The bond portion of what the district is proposing to the voters involves several different projects, said Cole.

Cole said the bond issue will help in the construction of two new schools and the modernization of two others.

Cole said the district is looking to build a new middle school, sixth through eighth grades, and a new kindergarten through fifth grade elementary school. The bond will also cover the modernization of Washington Elementary School and Sunnyside High School. Cole said the projects will be completed in the order above because of the funding cycle from the state.

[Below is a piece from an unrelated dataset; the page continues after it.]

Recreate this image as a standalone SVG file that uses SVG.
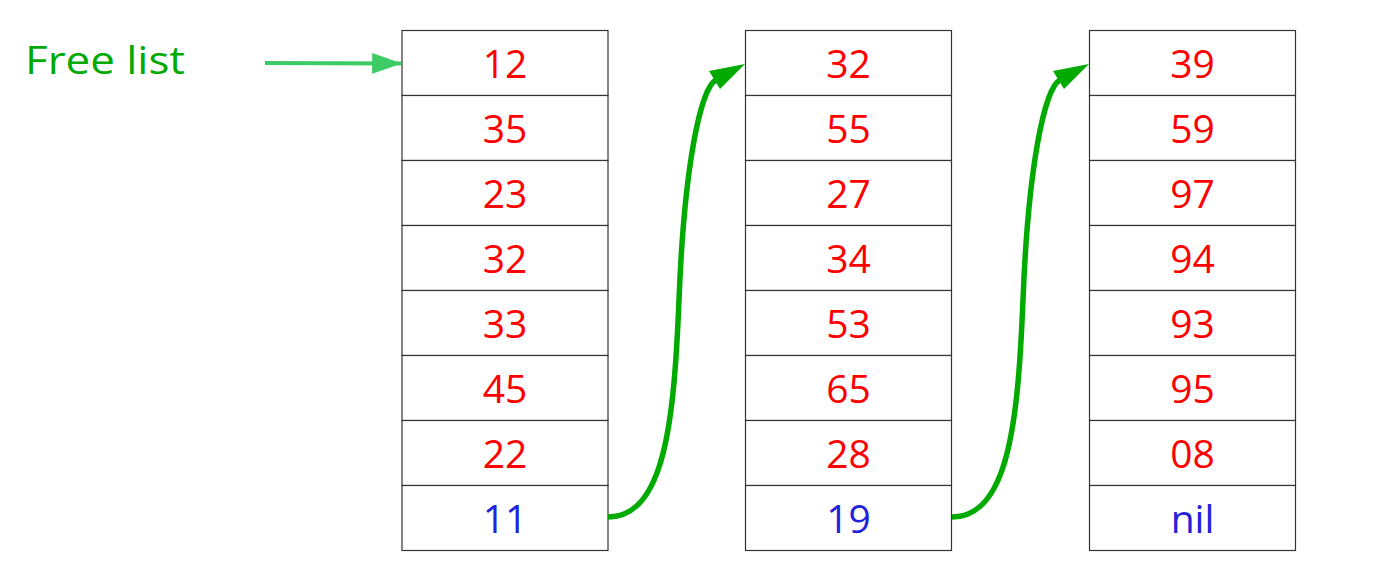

With the new make-up, there will be two middle schools, which will be entirely separate from one another, said Cole. The high school will also be different as the ninth grade will be separated from the rest of the student body in a learning academy type setting. Cole said the freshmen will still be able to take part in all high school activities. The remaining buildings in the school district will then become kindergarten through fifth grade buildings.

The district opted to run a bond issue because of the increasing student population. In 1993, the school district had a head count (actual students in classrooms) of 4,508. The enrollment in 2003 was 5,442 students. Enrollment is projected to increase to 6,291 students by 2008. Cole said the district has increased by roughly 100 students every year for the past few years.

"Every time you have 100 kids that is five teachers and five classrooms," said Cole.

The district is also running a bond issue to get away from the use of portables to house students. Sunnyside currently has 47 portables, said Cole, many of which are more than 20 years old.

The district will generate about $3.7 million in equalization dollars if the $1.4 million levy is passed.

Sunnyside uses the levy dollars to help pay for some unfunded district activities, such as athletics and safety and security issues. Cole said one benefit of passing the levy is the district will be able to keep its student resource officers.

District patrons are going to see a 15¢ per $1,000 of assessed value increase to cover the bond indebtedness from constructing Pioneer School. For a nickel more, pointed out Cole, the district will gain a total of about $46 million in revenues if voters pass both the 2004 levy and bond issues.

Cole explained district patrons would be saving money and getting a lot in return by approving the coming measure, since the school board has agreed to only collect the levy from voters. If the new bond cost were passed on to local patrons, the assessment would be $4.99 per $1,000 of assessed value. Cole said the amount collected on the levy could actually be less if the valuation of the school district changes. Sunnyside School District has a current valuation of $844 million.

The interesting part to the whole bond/levy issue is that if it fails, said Cole, district patrons will see their taxes go up 15¢ per $1,000 of assessed property value to pay for the bond debt the district already has on the books. Cole said the district can't afford to pay for the existing bond debt without the levy passing. Cole said for an additional 5¢ per $1,000 of assessed value the school district will be able to meet its needs and better serve students for years to come.